Entine is right about one thing: It's a subject avoided like the plague. And noted sociologist Harry Edwards once explained why the idea of athletic superiority is a topic that no one wants to broach.

"By asserting that Blacks are physically superior reinforces some old stereotypes long held about Afro-Americans," Edwards said. "To wit, that they are little removed from the apes in their evolutionary development ... It opens the door for at least an informal acceptance that Whites are intellectually superior to Blacks."

This has always been the biggest hurdle facing the Black quarterback.

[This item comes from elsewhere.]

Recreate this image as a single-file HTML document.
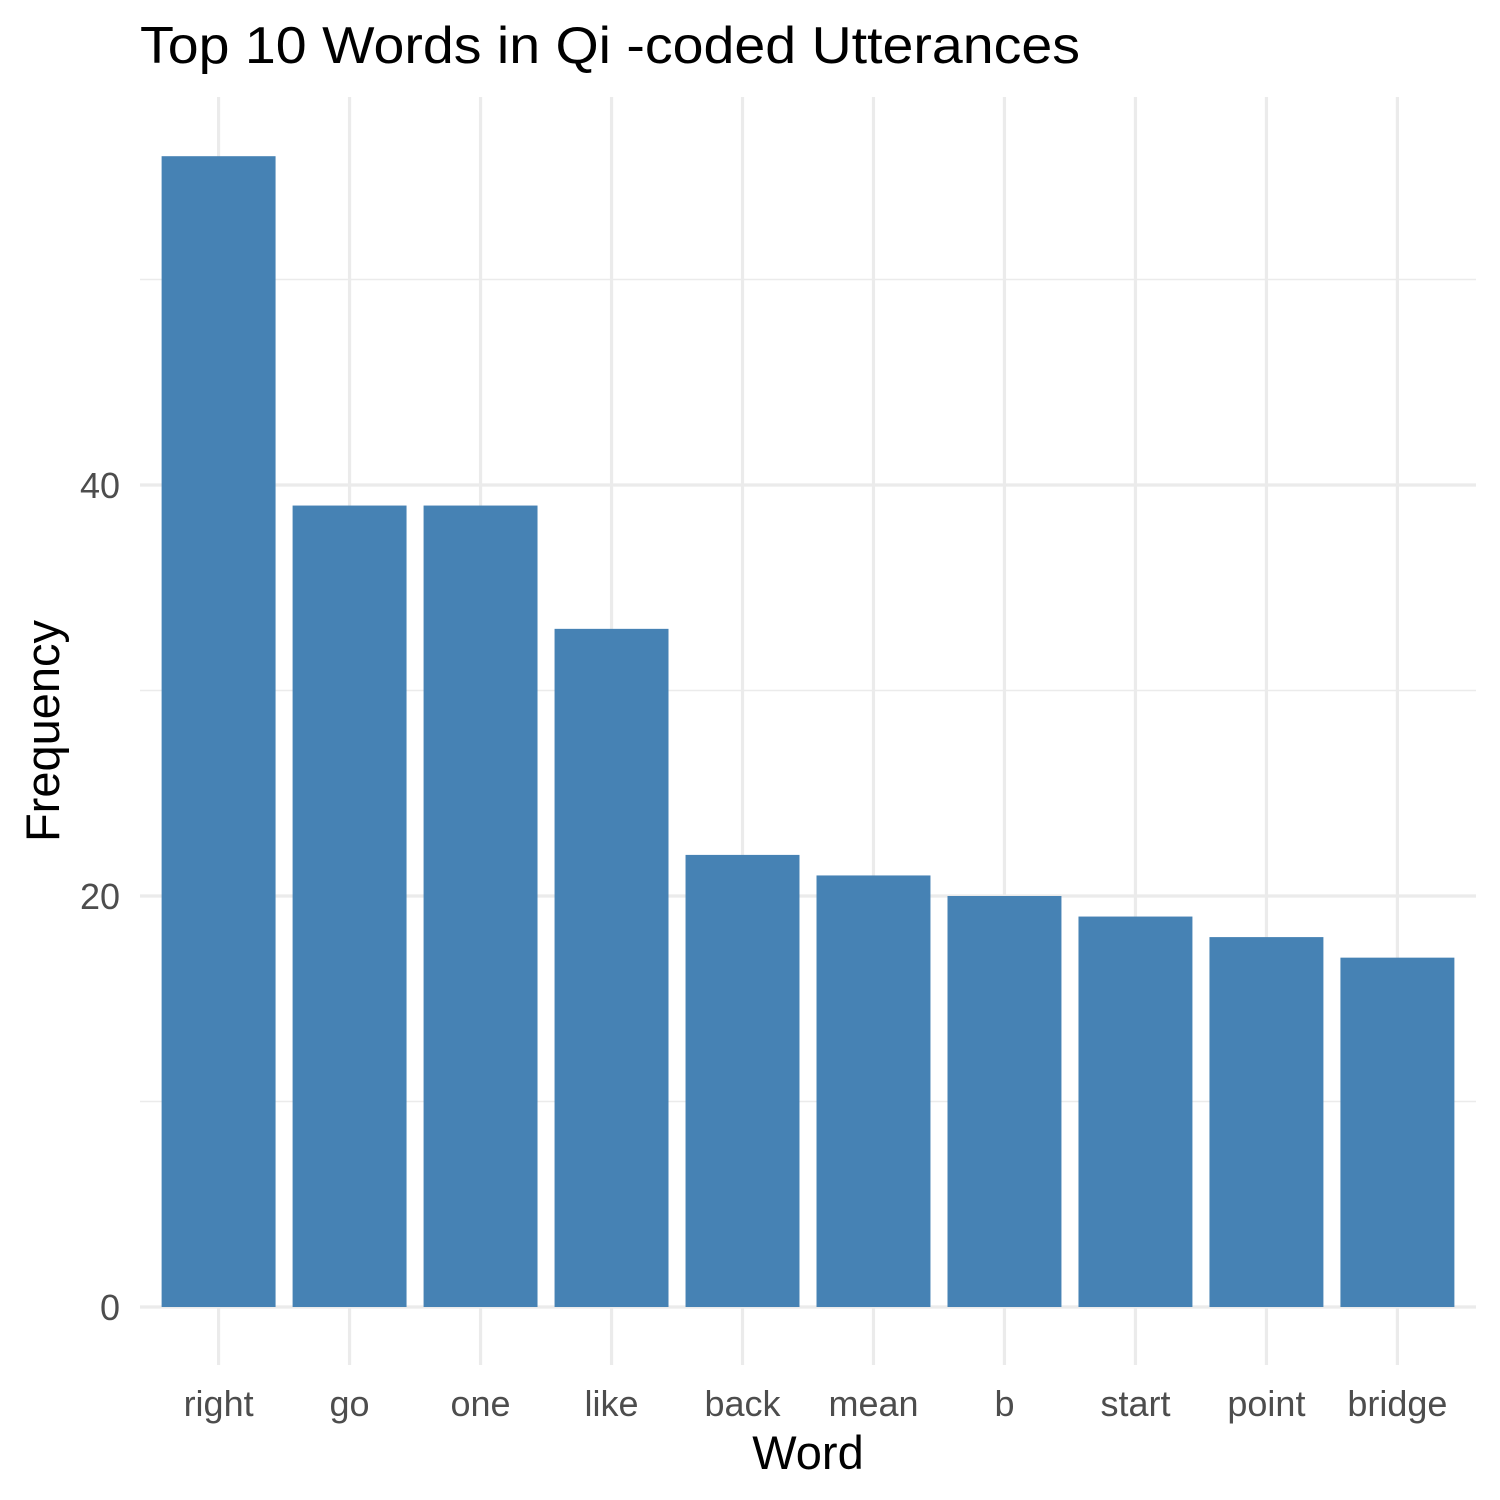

"It's just like when (former Kentucky basketball coach) Adolph Rupp said you couldn't win an NCAA title with a Black point guard," Devine said. "I remember when teams would use the 'T' formation, and every running back was Black. Except the quarterback was always White, and no one questioned why. It was never talked about publicly. It was a deep, dark secret."

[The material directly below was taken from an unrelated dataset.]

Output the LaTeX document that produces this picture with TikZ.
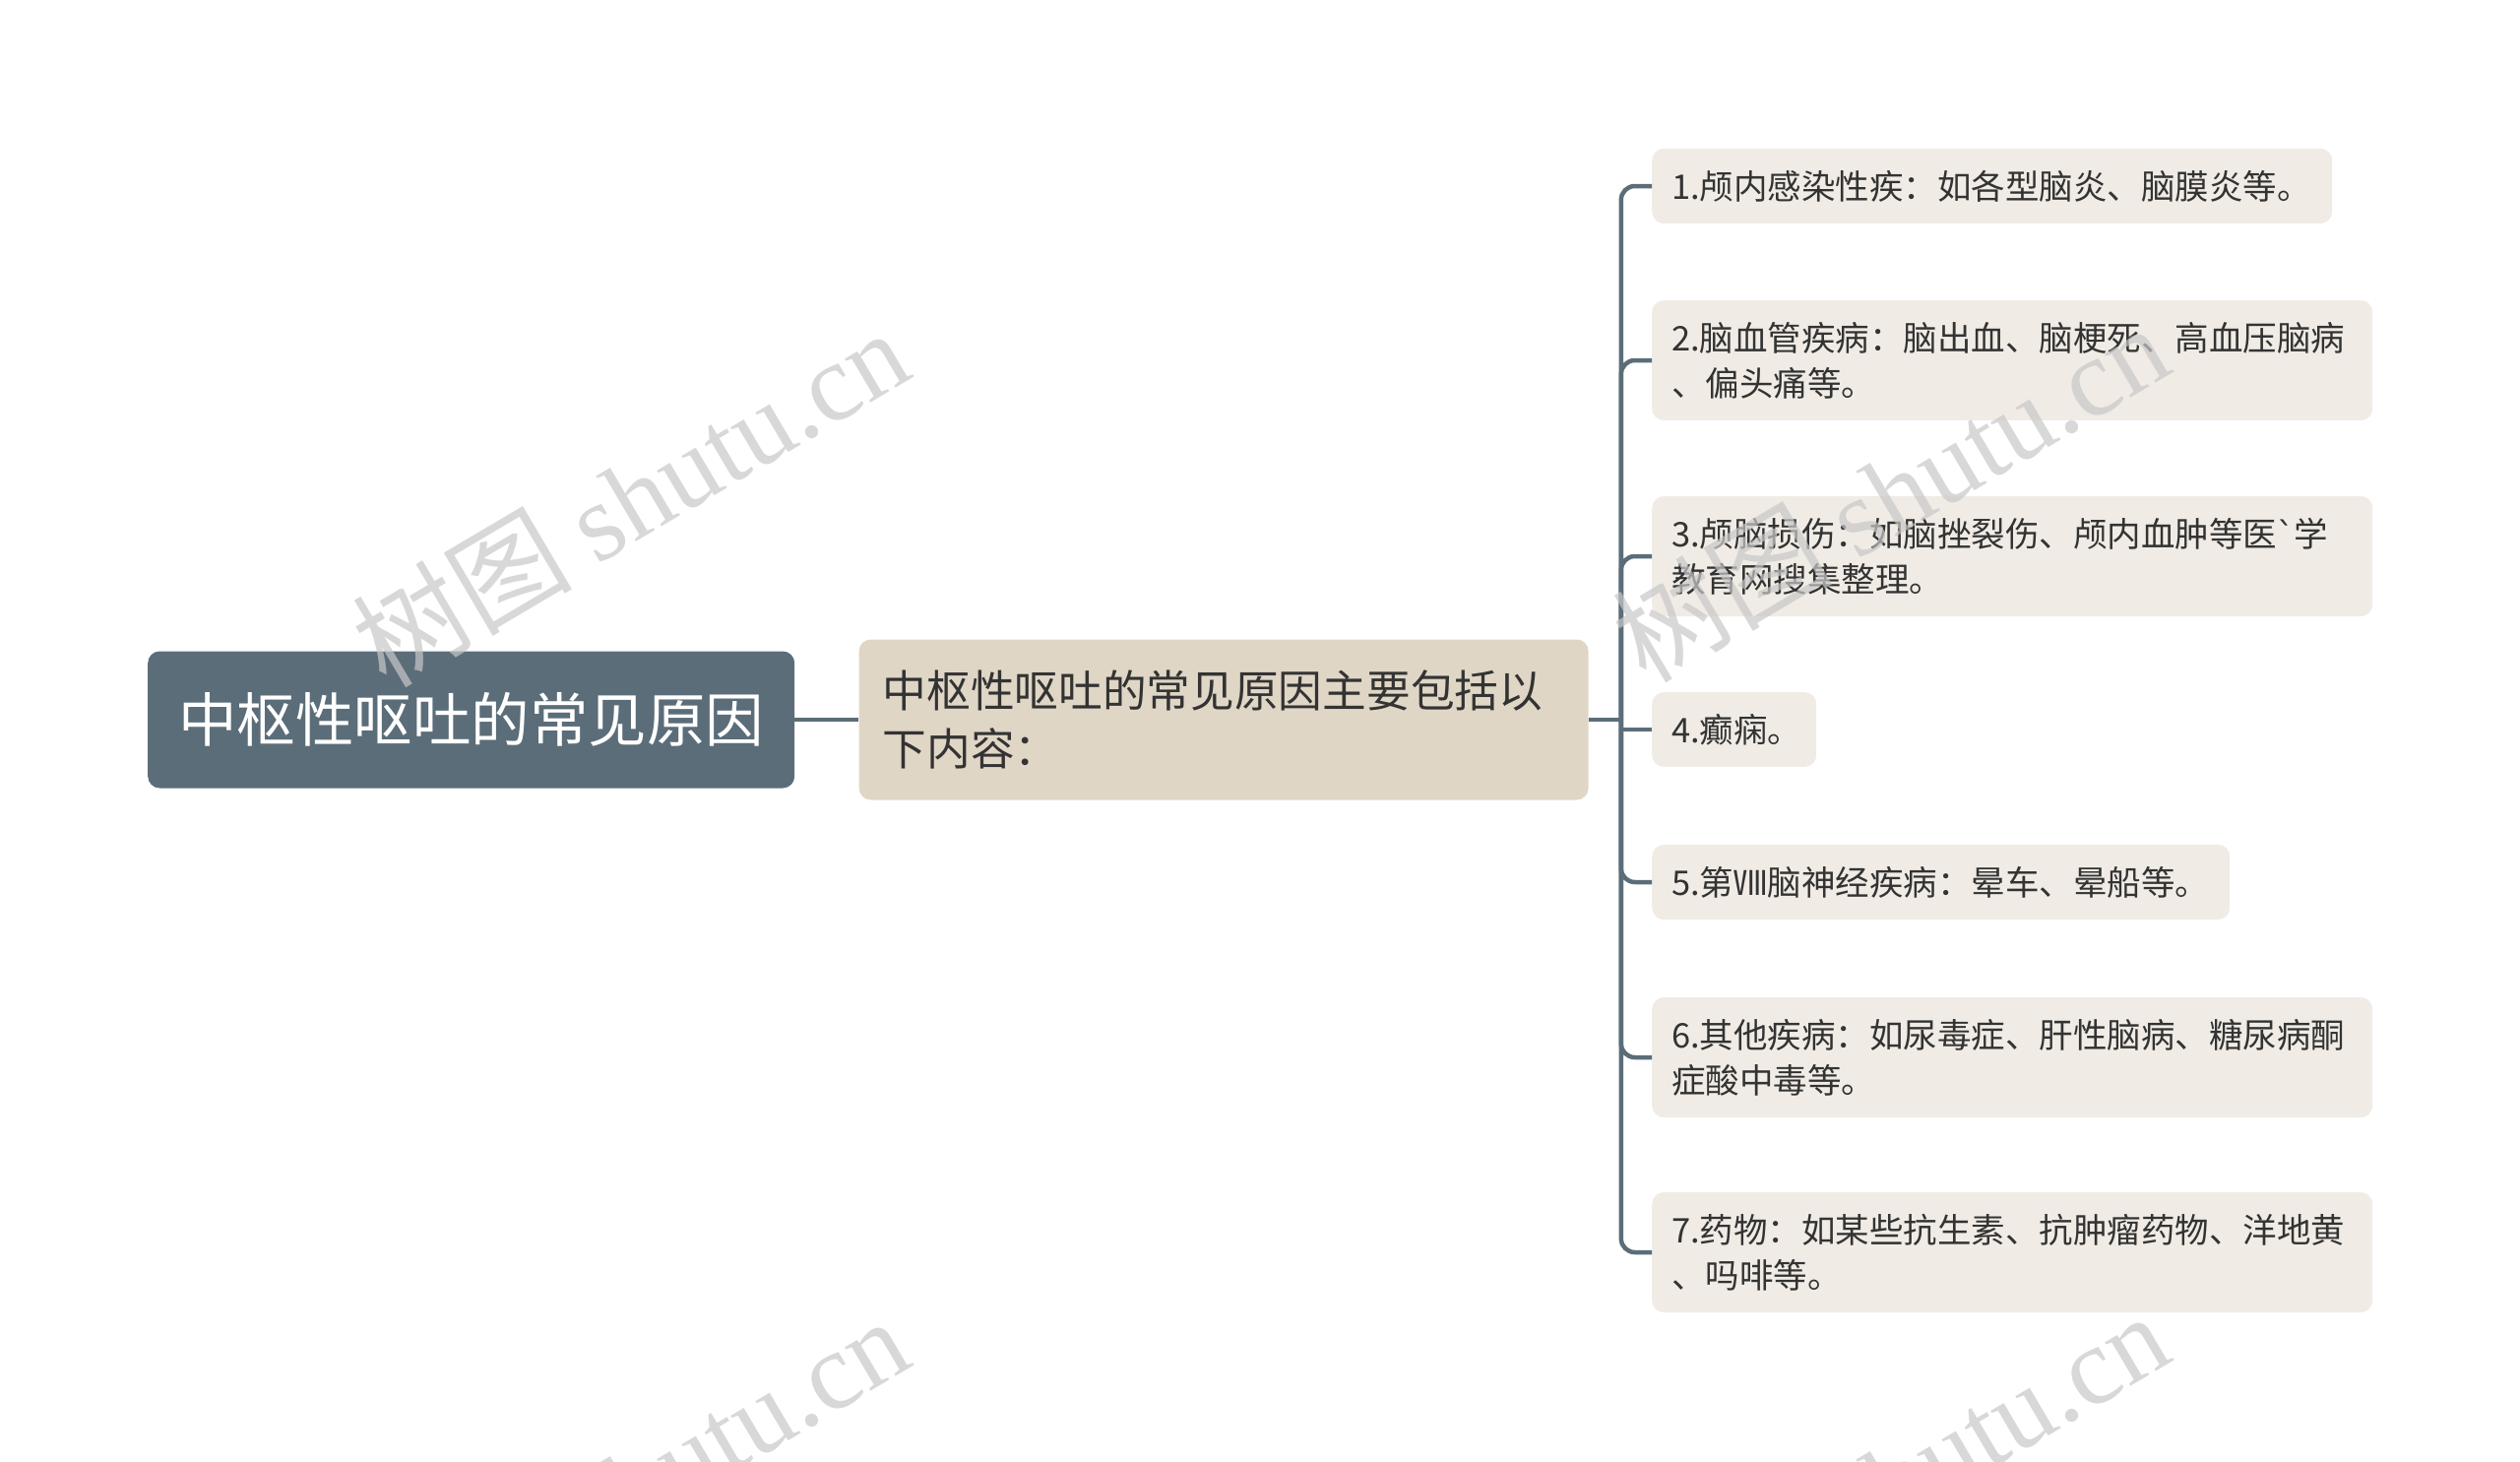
\documentclass[tikz,border=0pt]{standalone}
\usepackage{fontspec}
\setmainfont{Noto Sans CJK SC}
\newfontfamily\markfont{Liberation Serif}
\newfontfamily\tickfont{DejaVu Sans}
\usetikzlibrary{positioning}
\definecolor{slate}{HTML}{5B6D79}
\definecolor{sand}{HTML}{E0D6C6}
\definecolor{paper}{HTML}{F0ECE5}
\definecolor{ink}{HTML}{333333}
\definecolor{markgray}{HTML}{C8C8C8}

\begin{document}
\begin{tikzpicture}[x=1pt,y=-1pt,node distance=65pt,
    root_box/.style={fill=slate, rounded corners=12pt, text=white,
      font=\fontsize{59.5}{74}\selectfont, minimum width=657pt,
      minimum height=139pt, inner sep=0pt},
    mid_box/.style={fill=sand, rounded corners=12pt, text=ink,
      font=\fontsize{44.7}{59}\selectfont, text width=693pt, align=left,
      inner xsep=24pt, minimum height=163pt},
    leaf_box/.style={fill=paper, rounded corners=12pt, text=ink,
      font=\fontsize{34.5}{46}\selectfont, text width=#1, align=left,
      inner xsep=20pt, inner ysep=22pt, anchor=west},
    link/.style={draw=slate, line width=4.5pt, rounded corners=14pt},
    water_mark/.style={text=markgray, rotate=30.6, opacity=0.7,
      font=\fontsize{112}{112}\selectfont}]

  \useasboundingbox (0,0) rectangle (2560,1484);

  \node[root_box, anchor=west] (root) at (150,731) {中枢性呕吐的常见原因};
  \node[mid_box] (mid) [right=65pt of root] {中枢性呕吐的常见原因主要包括以\\下内容：};
  \coordinate[right=33pt of mid] (fork);

  \node[leaf_box=651pt] (leaf_1) at (1678,189) {1.颅内感染性疾：如各型脑炎、脑膜炎等。};
  \node[leaf_box=692pt] (leaf_2) at (1678,366) {2.脑血管疾病：脑出血、脑梗死、高血压脑病\\、偏头痛等。};
  \node[leaf_box=692pt] (leaf_3) at (1678,565) {3.颅脑损伤：如脑挫裂伤、颅内血肿等医{\tickfont\symbol{96}}学\\教育网搜集整理。};
  \node[leaf_box=127pt] (leaf_4) at (1678,741) {4.癫痫。};
  \node[leaf_box=547pt] (leaf_5) at (1678,896) {5.第Ⅷ脑神经疾病：晕车、晕船等。};
  \node[leaf_box=692pt] (leaf_6) at (1678,1074) {6.其他疾病：如尿毒症、肝性脑病、糖尿病酮\\症酸中毒等。};
  \node[leaf_box=692pt] (leaf_7) at (1678,1272) {7.药物：如某些抗生素、抗肿瘤药物、洋地黄\\、吗啡等。};

  \draw[link] (root) -- (mid);
  \draw[link] (mid) -- (fork);
  \draw[link] (fork) |- (leaf_1.west);
  \draw[link] (fork) |- (leaf_2.west);
  \draw[link] (fork) |- (leaf_3.west);
  \draw[link, sharp corners] (fork) |- (leaf_4.west);
  \draw[link] (fork) |- (leaf_5.west);
  \draw[link] (fork) |- (leaf_6.west);
  \draw[link] (fork) |- (leaf_7.west);

  % watermarks
  \node[water_mark] (mark_a) at (640,505) {树图 {\markfont shutu.cn}};
  \node[water_mark] (mark_b) at (1920,500) {树图 {\markfont shutu.cn}};
  \node[water_mark] (mark_c) at (640,1509) {树图 {\markfont shutu.cn}};
  \node[water_mark] (mark_d) at (1920,1504) {树图 {\markfont shutu.cn}};
\end{tikzpicture}
\end{document}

It wasn't until the early 1970s that the NFL featured an every- down quarterback of African-American descent. That was the Los Angeles Rams' James Harris, who was the No. 2 passer in the league in 1974 and MVP of the Pro Bowl. About the same time, the late Joe Gilliam and Terry Bradshaw embarked on the most famous quarterback controversy in history, one rife with racial undertones (Gilliam was Black) and irony (Bradshaw was the one considered short on intelligence).

But even then, the acceptance was slow in coming. It wasn't until Doug Williams threw four touchdown passes in the 1988 Super Bowl that the perceptions really started to change. And even then, in the days leading up to the big game, Williams endured the kind of scrutiny that went beyond the lines.

"Doug, how long have you been a Black quarterback?" a reporter asked.

"All my life," Williams responded, and the exchange seemed to symbolize everything.

But as the 2000 football season comes to a close, the doors are opening like never before.

More Black backups, too

"Only a few years ago, it was guys like (Warren) Moon, (Randall) Cunningham, Rodney Peete," Harris told ESPN. "Those guys were starters, but there weren't many backups. You can best realize the acceptance by seeing guys that are backing up and playing third-team. There are quite a few."

The 1999 NFL draft might've been the best ever for Black quarterbacks, a bounty including McNabb, Culpepper, Akili Smith, Michael Bishop and Shaun King. When you count the starters and reserves, more than 20 African-American quarterbacks are now playing in the NFL. And everyone is eagerly awaiting the arrival of Michael Vick, the quarterback phenomenon from Virginia Tech.

When it comes to football and its most glamorous position, it's nice to know the game has finally become color-blind.